Breathe London combines state-of-the-art technology with new data analytics to provide Londoners with a hyperlocal visual tool displaying their exposure to air pollution around the city. Measuring harmful pollution at thousands of locations informs data-driven solutions to clean up our dirty air and foster healthier, stronger communities.
What is Breathe London?
Pioneering sensor technology
London has one of the world’s best air quality monitoring systems, but there’s still a lot it can’t tell us. That’s why Breathe London is pioneering cutting-edge sensor technology and research with three complementary projects to understand what’s happening at the ground-level in some of the worst affected areas throughout the city.
Project #1: Breathe London installed a network of 100 state-of-the-art sensor pods on lampposts and buildings throughout the city, continuously transmitting air quality measurements.
Project #2: Specially equipped Google Street View cars are using mobile sensors to measure air pollution on a variety of London roadways, taking readings approximately every 30-60 metres in representative areas of the city.

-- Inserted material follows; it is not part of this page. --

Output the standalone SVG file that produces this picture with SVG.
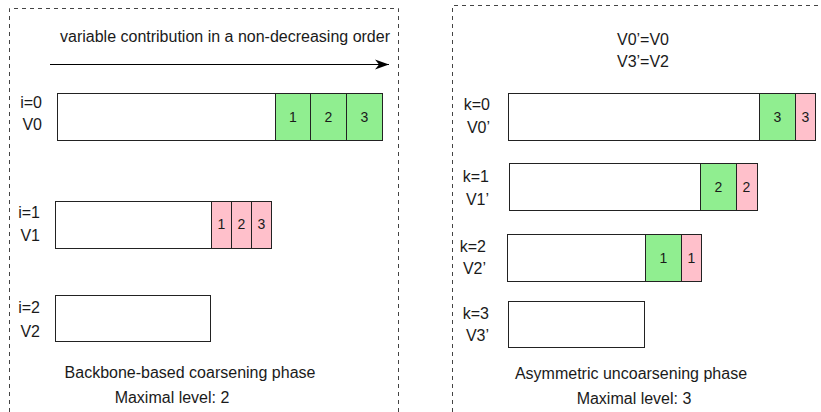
<svg xmlns="http://www.w3.org/2000/svg" width="821" height="412" viewBox="0 0 821 412">
<defs>
<marker id="arr" markerWidth="16" markerHeight="12" refX="14" refY="6" orient="auto" markerUnits="userSpaceOnUse">
<path d="M0,1 L14,6 L0,11 L4,6 Z" fill="#000"/>
</marker>
</defs>
<style>
text{font-family:"Liberation Sans",Arial,sans-serif;font-size:16px;fill:#1a1a1a}
.d{font-size:14px;text-anchor:middle}
.c{text-anchor:middle}
.e{text-anchor:end}
.w{fill:#fff;stroke:#222;stroke-width:1}
.g{fill:#90ee90;stroke:#222;stroke-width:1}
.p{fill:#ffc0cb;stroke:#222;stroke-width:1}
.frame{fill:none;stroke:#444;stroke-width:1;stroke-dasharray:4 4}
</style>
<rect width="821" height="412" fill="#fff"/>
<g id="left-panel">
<path class="frame" d="M9.5,420 V8.5 H398.5 V420"/>
<text x="60" y="42">variable contribution in a non-decreasing order</text>
<text class="c" x="190" y="378">Backbone-based coarsening phase</text>
<text class="c" x="172" y="403">Maximal level: 2</text>
</g>
<g id="right-panel">
<path class="frame" d="M452.5,420 V5.5 H830"/>
<text class="c" x="643" y="45">V0’=V0</text>
<text class="c" x="643" y="67">V3’=V2</text>
<text class="c" x="631" y="379">Asymmetric uncoarsening phase</text>
<text class="c" x="634" y="404">Maximal level: 3</text>
</g>
<g id="connectors">
<line x1="50" y1="64.5" x2="389" y2="64.5" stroke="#000" stroke-width="1.2" marker-end="url(#arr)"/>
</g>
<g id="row-i0">
<rect class="w" x="57.5" y="93.5" width="218" height="47"/>
<rect class="g" x="275.5" y="93.5" width="35" height="47"/>
<rect class="g" x="310.5" y="93.5" width="36" height="47"/>
<rect class="g" x="346.5" y="93.5" width="36" height="47"/>
<text class="d" x="293" y="122">1</text>
<text class="d" x="328.5" y="122">2</text>
<text class="d" x="364.5" y="122">3</text>
<text class="e" x="42" y="108">i=0</text>
<text class="e" x="42" y="130">V0</text>
</g>
<g id="row-i1">
<rect class="w" x="55.5" y="201.5" width="156" height="47"/>
<rect class="p" x="211.5" y="201.5" width="20" height="47"/>
<rect class="p" x="231.5" y="201.5" width="20" height="47"/>
<rect class="p" x="251.5" y="201.5" width="20" height="47"/>
<text class="d" x="221.5" y="229">1</text>
<text class="d" x="241.5" y="229">2</text>
<text class="d" x="261.5" y="229">3</text>
<text class="e" x="40" y="218">i=1</text>
<text class="e" x="40" y="241">V1</text>
</g>
<g id="row-i2">
<rect class="w" x="55.5" y="295.5" width="155" height="46"/>
<text class="e" x="40" y="313">i=2</text>
<text class="e" x="40" y="337">V2</text>
</g>
<g id="row-k0">
<rect class="w" x="508.5" y="93.5" width="251" height="47"/>
<rect class="g" x="759.5" y="93.5" width="36" height="47"/>
<rect class="p" x="795.5" y="93.5" width="20" height="47"/>
<text class="d" x="777.5" y="122">3</text>
<text class="d" x="805.5" y="122">3</text>
<text class="e" x="490" y="110">k=0</text>
<text class="e" x="490" y="133">V0’</text>
</g>
<g id="row-k1">
<rect class="w" x="509.5" y="163.5" width="191" height="47"/>
<rect class="g" x="700.5" y="163.5" width="36" height="47"/>
<rect class="p" x="736.5" y="163.5" width="21" height="47"/>
<text class="d" x="718.5" y="192">2</text>
<text class="d" x="746.5" y="192">2</text>
<text class="e" x="489" y="182">k=1</text>
<text class="e" x="489" y="205">V1’</text>
</g>
<g id="row-k2">
<rect class="w" x="507.5" y="234.5" width="138" height="47"/>
<rect class="g" x="645.5" y="234.5" width="36" height="47"/>
<rect class="p" x="681.5" y="234.5" width="20" height="47"/>
<text class="d" x="663.5" y="263">1</text>
<text class="d" x="691.5" y="263">1</text>
<text class="e" x="486" y="252">k=2</text>
<text class="e" x="486" y="274">V2’</text>
</g>
<g id="row-k3">
<rect class="w" x="508.5" y="301.5" width="136" height="46"/>
<text class="e" x="489" y="319">k=3</text>
<text class="e" x="489" y="341">V3’</text>
</g>
</svg>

Project #3: In a linked study funded by the Greater London Authority, King’s College London is using wearable sensors that will allow schoolchildren and teachers to monitor air quality during their journey to and from school. This project will help researchers better characterize how individuals are affected by air pollution in everyday life indoors, outdoors and while travelling.
Together, these measurements will paint a clearer picture of air quality across the city. This new deployment of air quality sensors is the most advanced system of its kind and a model for cities around the globe. This project will create a picture over the course of a year, identifying pollution ‘hotspots’ that the existing network of fixed monitors cannot currently capture.
Millions of Londoners face health threats every day because of air pollution. Many areas of the capital regularly break limits for safe air quality. Scientists estimate that thousands of Londoners’ lives end sooner than they should each year because of unclean air. The cost of dirty air on the London economy has been estimated at £3.7 billion every year, due to the health impact of PM₂.₅ and NO₂ leading to lost life-years, hospital admissions and deaths.
Eventually, online maps showing real-time data will give Londoners continuously updated information on the air pollution they’re breathing as they move around their city. Breathe London will improve the accuracy of air pollution forecasts for the coming three days, making it easier for people to plan for poor air quality episodes.
Breathe London will collect millions of data points at locations across Greater London on nitrogen oxides, carbon dioxide, small particles (PM₁₀, PM₂.₅, PM₁ and ultrafine), painting a richer and more complete picture of air quality with a much higher degree of spatial resolution.
With a more accurate and more widely understood picture of the problem, tailored solutions to air pollution can be introduced which are easier to deliver. By helping to identify areas of London where stronger forms of intervention are justified by robust scientific evidence, we will give policymakers the evidence, and generate the local support they need to address the problem.
Breathe London is a year-long, multi partner project funded by C40 cities and The Children’s Investment Fund Foundation, managed by Environmental Defense Fund Europe registered charity (charity number 1164661).
Breathe London’s hyperlocal air quality data collection system focuses on Greater London, including locations with existing policies:
- Introduction of the world’s first Ultra Low Emission Zone in central London in April 2019
- Application of ULEZ standards in the current Low Emission Zone to buses, coaches and lorries from October 2020.
- Air quality plans to help schools in the most polluted areas reduce their pupils’ exposure to hazardous pollution.
- Planning policy to ensure new schools and other buildings used by vulnerable populations are not located in areas of poor air quality.
- Efforts to enforce controls on air pollution from construction machinery and other sources.